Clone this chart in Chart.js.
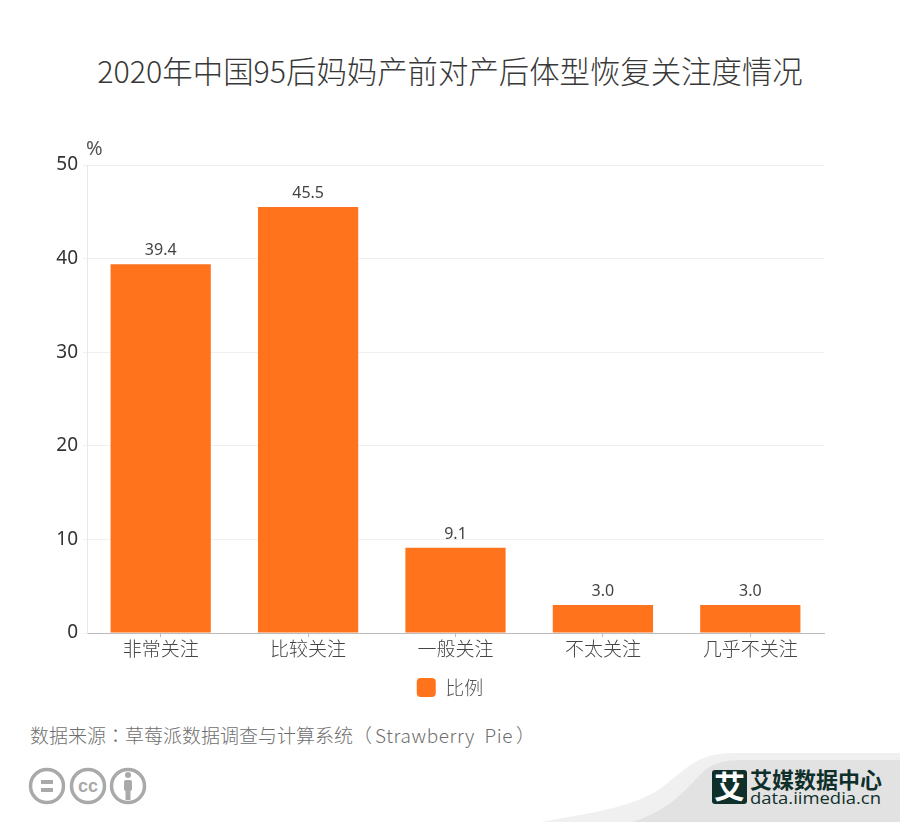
<!DOCTYPE html>
<html>
<head>
<meta charset="utf-8">
<style>
  html, body { margin: 0; padding: 0; background: #fff; }
  body { width: 900px; height: 822px; position: relative; overflow: hidden; font-family: "Noto Sans CJK SC", sans-serif; }
  #timeChart { position: absolute; left: 0; top: 0; }
  #title { position: absolute; left: 0; width: 900px; top: 48px; text-align: center; font-size: 30.4px; line-height: 44px; color: #383838; font-weight: 300; }
  #source { position: absolute; left: 30px; top: 721px; font-size: 19px; line-height: 28px; color: #6e6e6e; white-space: pre; font-weight: 300; }
  #source .colon { font-family: "Noto Sans CJK TC"; }
  #source .latin { letter-spacing: 0.6px; margin-left: 3px; margin-right: 3px; }
  #footer { position: absolute; left: 0; top: 740px; }
</style>
<script src="https://cdn.jsdelivr.net/npm/chart.js@4"></script>
</head>
<body>
<div id="title">2020年中国95后妈妈产前对产后体型恢复关注度情况</div>
<canvas id="timeChart" width="900" height="713"></canvas>
<div id="source">数据来源<span class="colon">：</span>草莓派数据调查与计算系统（<span class="latin">Strawberry  Pie</span>）</div>
<svg id="footer" width="900" height="82" viewBox="0 740 900 82">
  <path d="M540 822 C600 812 640 805 665 785 C690 765 700 753 735 753 L900 753 L900 822 Z" fill="#f0f0f0"/>
  <path d="M632 822 C670 810 685 790 700 775 C712 762 725 760 745 760 L900 760 L900 822 Z" fill="#e2e2e2"/>
  <g fill="none" stroke="#a9a9a9" stroke-width="3.5">
    <circle cx="47" cy="786" r="16.5"/>
    <circle cx="88" cy="786" r="16.5"/>
    <circle cx="128" cy="786" r="16.5"/>
  </g>
  <rect x="41" y="780" width="12" height="4" fill="#a9a9a9"/>
  <rect x="41" y="788" width="12" height="4" fill="#a9a9a9"/>
  <text x="88" y="792" text-anchor="middle" font-family="Liberation Sans" font-weight="bold" font-size="18" fill="#a9a9a9">cc</text>
  <circle cx="128" cy="775" r="3" fill="#a9a9a9"/>
  <rect x="124" y="780" width="8" height="11" rx="2" fill="#a9a9a9"/>
  <rect x="125.5" y="790" width="5" height="10" fill="#a9a9a9"/>
  <rect x="712" y="770" width="35" height="34" rx="3" fill="#0f2f2b"/>
  <text x="729.5" y="798" text-anchor="middle" font-family="Noto Sans CJK SC" font-weight="bold" font-size="31" fill="#fff">艾</text>
  <text x="750" y="788" font-family="Noto Sans CJK SC" font-weight="bold" font-size="22" fill="#0f2f2b">艾媒数据中心</text>
  <text x="750" y="804" font-family="Open Sans" font-size="16" textLength="131" lengthAdjust="spacingAndGlyphs" fill="#0f2f2b">data.iimedia.cn</text>
</svg>
<script>
const categories = ["非常关注", "比较关注", "一般关注", "不太关注", "几乎不关注"];
const ratioValues = [39.4, 45.5, 9.1, 3.0, 3.0];
const seriesName = "比例";
const yTicks = [0, 10, 20, 30, 40, 50];

// value labels above bars and the unit above the y axis
const barLabels = {
  id: "barLabels",
  afterDatasetsDraw(chart) {
    const { ctx } = chart;
    const meta = chart.getDatasetMeta(0);
    ctx.save();
    ctx.font = '16px "Noto Sans", sans-serif';
    ctx.fillStyle = "#444";
    ctx.textAlign = "center";
    ctx.textBaseline = "alphabetic";
    meta.data.forEach((bar, i) => {
      ctx.fillText(ratioValues[i].toFixed(1), bar.x, bar.y - 9);
    });
    ctx.font = '20px "Noto Sans", sans-serif';
    ctx.fillStyle = "#555";
    ctx.textAlign = "left";
    ctx.fillText("%", chart.chartArea.left - 1, chart.chartArea.top - 10);
    ctx.restore();
  },
};

new Chart(document.getElementById("timeChart").getContext("2d"), {
  type: "bar",
  plugins: [barLabels],
  data: {
    labels: categories,
    datasets: [
      {
        label: seriesName,
        data: ratioValues,
        backgroundColor: "#ff731c",
        barPercentage: 0.68,
        categoryPercentage: 1,
      },
    ],
  },
  options: {
    responsive: false,
    animation: false,
    layout: { padding: { top: 165, right: 0, bottom: 6, left: 0 } },
    plugins: {
      tooltip: { enabled: false },
      legend: {
        position: "bottom",
        labels: {
          boxWidth: 19,
          boxHeight: 19,
          useBorderRadius: true,
          borderRadius: 4,
          padding: 6,
          color: "#555",
          font: { size: 19, family: '"Noto Sans CJK SC"', weight: "300" },
        },
      },
    },
    scales: {
      x: {
        afterFit: (axis) => { axis.height = 39; },
        grid: {
          offset: false,
          drawOnChartArea: false,
          tickLength: 4,
          tickColor: "#bbb",
        },
        border: { color: "#bbb" },
        ticks: {
          color: "#444",
          padding: 0,
          maxRotation: 0,
          font: { size: 19, family: '"Noto Sans CJK SC"', weight: "300" },
        },
      },
      y: {
        min: 0,
        max: 50,
        afterFit: (axis) => { axis.width = 87; },
        afterBuildTicks: (axis) => { axis.ticks = yTicks.map((value) => ({ value })); },
        grid: { color: "#f0f0f0", tickLength: 4 },
        border: { color: "#e8e8e8", width: 1 },
        ticks: {
          color: "#333",
          padding: 5,
          font: { size: 19, family: '"Noto Sans", sans-serif' },
        },
      },
      // empty right axis, only keeps the plot clear of the right margin
      // so the legend still centres on the whole page
      rightMargin: {
        position: "right",
        afterFit: (axis) => { axis.width = 76; },
        grid: { display: false },
        border: { display: false },
        ticks: { display: false },
      },
    },
  },
});
</script>
</body>
</html>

*GOAL*
Transcribe the listing above verbatim. Omit the pictures.

*RESPONSE TO THE TASK*
Clone this chart in Chart.js.
<!DOCTYPE html>
<html>
<head>
<meta charset="utf-8">
<style>
  html, body { margin: 0; padding: 0; background: #fff; }
  body { width: 900px; height: 822px; position: relative; overflow: hidden; font-family: "Noto Sans CJK SC", sans-serif; }
  #timeChart { position: absolute; left: 0; top: 0; }
  #title { position: absolute; left: 0; width: 900px; top: 48px; text-align: center; font-size: 30.4px; line-height: 44px; color: #383838; font-weight: 300; }
  #source { position: absolute; left: 30px; top: 721px; font-size: 19px; line-height: 28px; color: #6e6e6e; white-space: pre; font-weight: 300; }
  #source .colon { font-family: "Noto Sans CJK TC"; }
  #source .latin { letter-spacing: 0.6px; margin-left: 3px; margin-right: 3px; }
  #footer { position: absolute; left: 0; top: 740px; }
</style>
<script src="https://cdn.jsdelivr.net/npm/chart.js@4"></script>
</head>
<body>
<div id="title">2020年中国95后妈妈产前对产后体型恢复关注度情况</div>
<canvas id="timeChart" width="900" height="713"></canvas>
<div id="source">数据来源<span class="colon">：</span>草莓派数据调查与计算系统（<span class="latin">Strawberry  Pie</span>）</div>
<svg id="footer" width="900" height="82" viewBox="0 740 900 82">
  <path d="M540 822 C600 812 640 805 665 785 C690 765 700 753 735 753 L900 753 L900 822 Z" fill="#f0f0f0"/>
  <path d="M632 822 C670 810 685 790 700 775 C712 762 725 760 745 760 L900 760 L900 822 Z" fill="#e2e2e2"/>
  <g fill="none" stroke="#a9a9a9" stroke-width="3.5">
    <circle cx="47" cy="786" r="16.5"/>
    <circle cx="88" cy="786" r="16.5"/>
    <circle cx="128" cy="786" r="16.5"/>
  </g>
  <rect x="41" y="780" width="12" height="4" fill="#a9a9a9"/>
  <rect x="41" y="788" width="12" height="4" fill="#a9a9a9"/>
  <text x="88" y="792" text-anchor="middle" font-family="Liberation Sans" font-weight="bold" font-size="18" fill="#a9a9a9">cc</text>
  <circle cx="128" cy="775" r="3" fill="#a9a9a9"/>
  <rect x="124" y="780" width="8" height="11" rx="2" fill="#a9a9a9"/>
  <rect x="125.5" y="790" width="5" height="10" fill="#a9a9a9"/>
  <rect x="712" y="770" width="35" height="34" rx="3" fill="#0f2f2b"/>
  <text x="729.5" y="798" text-anchor="middle" font-family="Noto Sans CJK SC" font-weight="bold" font-size="31" fill="#fff">艾</text>
  <text x="750" y="788" font-family="Noto Sans CJK SC" font-weight="bold" font-size="22" fill="#0f2f2b">艾媒数据中心</text>
  <text x="750" y="804" font-family="Open Sans" font-size="16" textLength="131" lengthAdjust="spacingAndGlyphs" fill="#0f2f2b">data.iimedia.cn</text>
</svg>
<script>
const categories = ["非常关注", "比较关注", "一般关注", "不太关注", "几乎不关注"];
const ratioValues = [39.4, 45.5, 9.1, 3.0, 3.0];
const seriesName = "比例";
const yTicks = [0, 10, 20, 30, 40, 50];

// value labels above bars and the unit above the y axis
const barLabels = {
  id: "barLabels",
  afterDatasetsDraw(chart) {
    const { ctx } = chart;
    const meta = chart.getDatasetMeta(0);
    ctx.save();
    ctx.font = '16px "Noto Sans", sans-serif';
    ctx.fillStyle = "#444";
    ctx.textAlign = "center";
    ctx.textBaseline = "alphabetic";
    meta.data.forEach((bar, i) => {
      ctx.fillText(ratioValues[i].toFixed(1), bar.x, bar.y - 9);
    });
    ctx.font = '20px "Noto Sans", sans-serif';
    ctx.fillStyle = "#555";
    ctx.textAlign = "left";
    ctx.fillText("%", chart.chartArea.left - 1, chart.chartArea.top - 10);
    ctx.restore();
  },
};

new Chart(document.getElementById("timeChart").getContext("2d"), {
  type: "bar",
  plugins: [barLabels],
  data: {
    labels: categories,
    datasets: [
      {
        label: seriesName,
        data: ratioValues,
        backgroundColor: "#ff731c",
        barPercentage: 0.68,
        categoryPercentage: 1,
      },
    ],
  },
  options: {
    responsive: false,
    animation: false,
    layout: { padding: { top: 165, right: 0, bottom: 6, left: 0 } },
    plugins: {
      tooltip: { enabled: false },
      legend: {
        position: "bottom",
        labels: {
          boxWidth: 19,
          boxHeight: 19,
          useBorderRadius: true,
          borderRadius: 4,
          padding: 6,
          color: "#555",
          font: { size: 19, family: '"Noto Sans CJK SC"', weight: "300" },
        },
      },
    },
    scales: {
      x: {
        afterFit: (axis) => { axis.height = 39; },
        grid: {
          offset: false,
          drawOnChartArea: false,
          tickLength: 4,
          tickColor: "#bbb",
        },
        border: { color: "#bbb" },
        ticks: {
          color: "#444",
          padding: 0,
          maxRotation: 0,
          font: { size: 19, family: '"Noto Sans CJK SC"', weight: "300" },
        },
      },
      y: {
        min: 0,
        max: 50,
        afterFit: (axis) => { axis.width = 87; },
        afterBuildTicks: (axis) => { axis.ticks = yTicks.map((value) => ({ value })); },
        grid: { color: "#f0f0f0", tickLength: 4 },
        border: { color: "#e8e8e8", width: 1 },
        ticks: {
          color: "#333",
          padding: 5,
          font: { size: 19, family: '"Noto Sans", sans-serif' },
        },
      },
      // empty right axis, only keeps the plot clear of the right margin
      // so the legend still centres on the whole page
      rightMargin: {
        position: "right",
        afterFit: (axis) => { axis.width = 76; },
        grid: { display: false },
        border: { display: false },
        ticks: { display: false },
      },
    },
  },
});
</script>
</body>
</html>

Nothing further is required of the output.